IANA timezone database
This tool uses the IANA timezone database (also called the tz database or Olson database), the most comprehensive and authoritative source of timezone rules. It covers the full history of UTC offsets and daylight saving time transitions for every timezone region in the world. Your browser's built-in Intl API provides access to this data without any additional libraries or network requests.

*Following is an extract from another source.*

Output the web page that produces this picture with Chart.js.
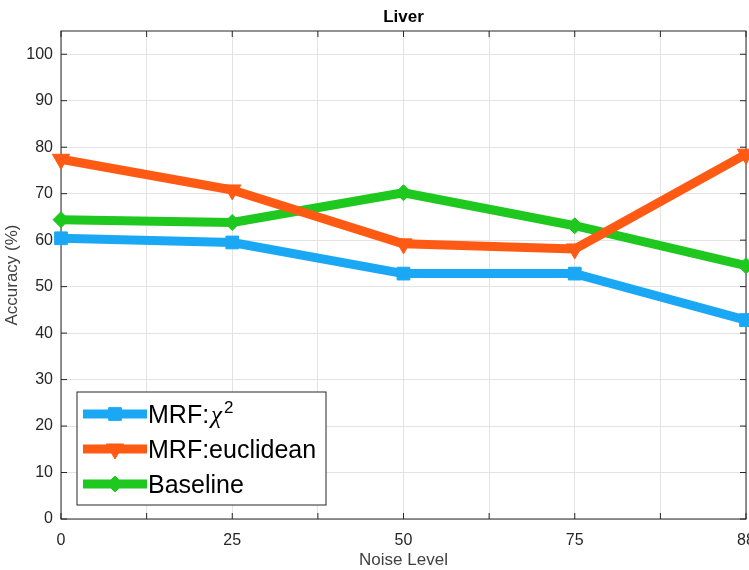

Daylight saving time (DST)
Daylight saving time shifts clocks forward by one hour in spring and back in autumn for regions that observe it. This converter automatically applies the correct DST offset for the selected timezone and date. For example, America/New_York is UTC-5 during Eastern Standard Time (EST) and UTC-4 during Eastern Daylight Time (EDT).

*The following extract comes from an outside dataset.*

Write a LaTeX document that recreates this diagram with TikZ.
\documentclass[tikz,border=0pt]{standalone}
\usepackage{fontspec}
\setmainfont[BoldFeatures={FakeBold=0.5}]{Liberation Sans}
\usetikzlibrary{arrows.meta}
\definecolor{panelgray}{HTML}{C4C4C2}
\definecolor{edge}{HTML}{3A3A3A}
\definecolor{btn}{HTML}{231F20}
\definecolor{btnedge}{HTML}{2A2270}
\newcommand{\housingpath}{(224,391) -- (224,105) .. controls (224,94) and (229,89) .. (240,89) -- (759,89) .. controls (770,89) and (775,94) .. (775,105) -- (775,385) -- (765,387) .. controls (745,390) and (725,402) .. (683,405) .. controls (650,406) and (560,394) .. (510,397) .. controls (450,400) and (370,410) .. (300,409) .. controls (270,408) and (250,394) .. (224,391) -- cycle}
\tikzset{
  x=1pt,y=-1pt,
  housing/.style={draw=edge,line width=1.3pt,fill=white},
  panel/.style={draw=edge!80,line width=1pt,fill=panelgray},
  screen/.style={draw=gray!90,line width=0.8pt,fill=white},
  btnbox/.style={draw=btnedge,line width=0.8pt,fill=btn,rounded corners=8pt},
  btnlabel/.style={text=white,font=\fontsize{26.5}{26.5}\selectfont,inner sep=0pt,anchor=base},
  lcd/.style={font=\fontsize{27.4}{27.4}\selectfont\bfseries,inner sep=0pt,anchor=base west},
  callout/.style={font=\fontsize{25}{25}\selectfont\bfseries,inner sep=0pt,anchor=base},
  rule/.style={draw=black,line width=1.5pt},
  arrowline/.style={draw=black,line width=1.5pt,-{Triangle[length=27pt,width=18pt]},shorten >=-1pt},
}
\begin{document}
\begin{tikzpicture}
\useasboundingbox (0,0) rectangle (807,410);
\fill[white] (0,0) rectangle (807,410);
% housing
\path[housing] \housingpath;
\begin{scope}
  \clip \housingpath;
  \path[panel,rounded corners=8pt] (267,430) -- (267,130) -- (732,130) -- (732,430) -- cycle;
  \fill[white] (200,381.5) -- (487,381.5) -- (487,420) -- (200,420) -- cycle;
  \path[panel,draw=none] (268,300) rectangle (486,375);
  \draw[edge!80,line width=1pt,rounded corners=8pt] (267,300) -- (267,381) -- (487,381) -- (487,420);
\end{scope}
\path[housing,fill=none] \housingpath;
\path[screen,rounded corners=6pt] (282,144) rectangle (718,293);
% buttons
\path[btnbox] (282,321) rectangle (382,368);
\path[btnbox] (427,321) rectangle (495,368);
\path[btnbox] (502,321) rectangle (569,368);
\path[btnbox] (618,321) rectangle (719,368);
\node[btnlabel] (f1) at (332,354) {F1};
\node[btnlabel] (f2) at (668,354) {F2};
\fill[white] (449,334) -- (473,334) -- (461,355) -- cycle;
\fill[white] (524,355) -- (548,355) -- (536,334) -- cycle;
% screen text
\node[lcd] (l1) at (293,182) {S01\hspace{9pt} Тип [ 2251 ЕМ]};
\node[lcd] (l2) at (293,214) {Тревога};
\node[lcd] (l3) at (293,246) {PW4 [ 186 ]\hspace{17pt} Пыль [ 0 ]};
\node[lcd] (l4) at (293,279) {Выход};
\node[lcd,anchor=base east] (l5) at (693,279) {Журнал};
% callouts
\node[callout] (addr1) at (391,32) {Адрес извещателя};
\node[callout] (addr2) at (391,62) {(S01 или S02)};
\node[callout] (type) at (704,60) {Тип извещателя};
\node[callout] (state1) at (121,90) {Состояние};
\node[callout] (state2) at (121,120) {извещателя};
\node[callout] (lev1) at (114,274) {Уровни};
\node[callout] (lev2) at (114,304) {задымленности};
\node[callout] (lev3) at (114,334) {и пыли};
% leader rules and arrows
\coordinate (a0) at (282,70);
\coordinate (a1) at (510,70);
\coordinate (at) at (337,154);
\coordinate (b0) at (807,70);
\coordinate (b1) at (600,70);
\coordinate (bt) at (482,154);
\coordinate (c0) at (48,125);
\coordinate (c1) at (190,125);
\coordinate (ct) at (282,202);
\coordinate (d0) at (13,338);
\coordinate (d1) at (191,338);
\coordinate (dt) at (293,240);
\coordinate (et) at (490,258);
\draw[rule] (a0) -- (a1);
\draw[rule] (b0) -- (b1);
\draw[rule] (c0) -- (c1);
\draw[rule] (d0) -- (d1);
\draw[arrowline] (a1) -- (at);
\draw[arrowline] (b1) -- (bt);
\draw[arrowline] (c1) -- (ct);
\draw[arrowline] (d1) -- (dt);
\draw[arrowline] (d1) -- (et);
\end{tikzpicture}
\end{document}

- United States DST: second Sunday in March → first Sunday in November
- European DST: last Sunday in March → last Sunday in October
- Many countries (including China, Japan, India) do not observe DST
- Unix timestamps are not affected by DST — they are always counted in UTC seconds
UTC offsets explained
A UTC offset describes how many hours and minutes a timezone is ahead of or behind UTC. UTC+00:00 is UTC itself. UTC+08:00 is 8 hours ahead (e.g. China Standard Time, Singapore, Perth). UTC-05:00 is 5 hours behind (Eastern Standard Time). Offsets range from UTC-12:00 to UTC+14:00.
- UTC+00:00 — UTC, GMT, West Africa Time
- UTC+01:00 — Central European Time (CET), West Africa Standard Time
- UTC+05:30 — India Standard Time (IST, no DST)
- UTC+08:00 — China Standard Time, Singapore, Philippine Time
- UTC+09:00 — Japan Standard Time, Korea Standard Time (no DST)
- UTC-05:00 — Eastern Standard Time (UTC-4 during EDT)
Frequently asked questions
- What is the difference between UTC and GMT?
- For everyday use, UTC and GMT are effectively the same — both sit at UTC+00:00. Technically, GMT is a timezone based on mean solar time at Greenwich, while UTC is an atomic time standard. Programming contexts almost always use UTC.
- How does daylight saving time affect Unix timestamps?
- Unix timestamps are not affected by DST because they are always counted in UTC seconds. DST only affects how a timestamp is displayed in local time. This converter applies the correct DST offset for the selected timezone and date.
- What is an IANA timezone identifier?
- An IANA timezone identifier (e.g. 'America/New_York', 'Asia/Tokyo') uniquely identifies a timezone region and its full history of UTC offsets and DST rules. They are maintained in the IANA Time Zone Database and supported by all major platforms.
- Should I store UTC or local time in my database?
- Always store UTC (or Unix timestamps) in your database and convert to local time only at display time. This avoids ambiguity during DST transitions and makes cross-timezone queries reliable.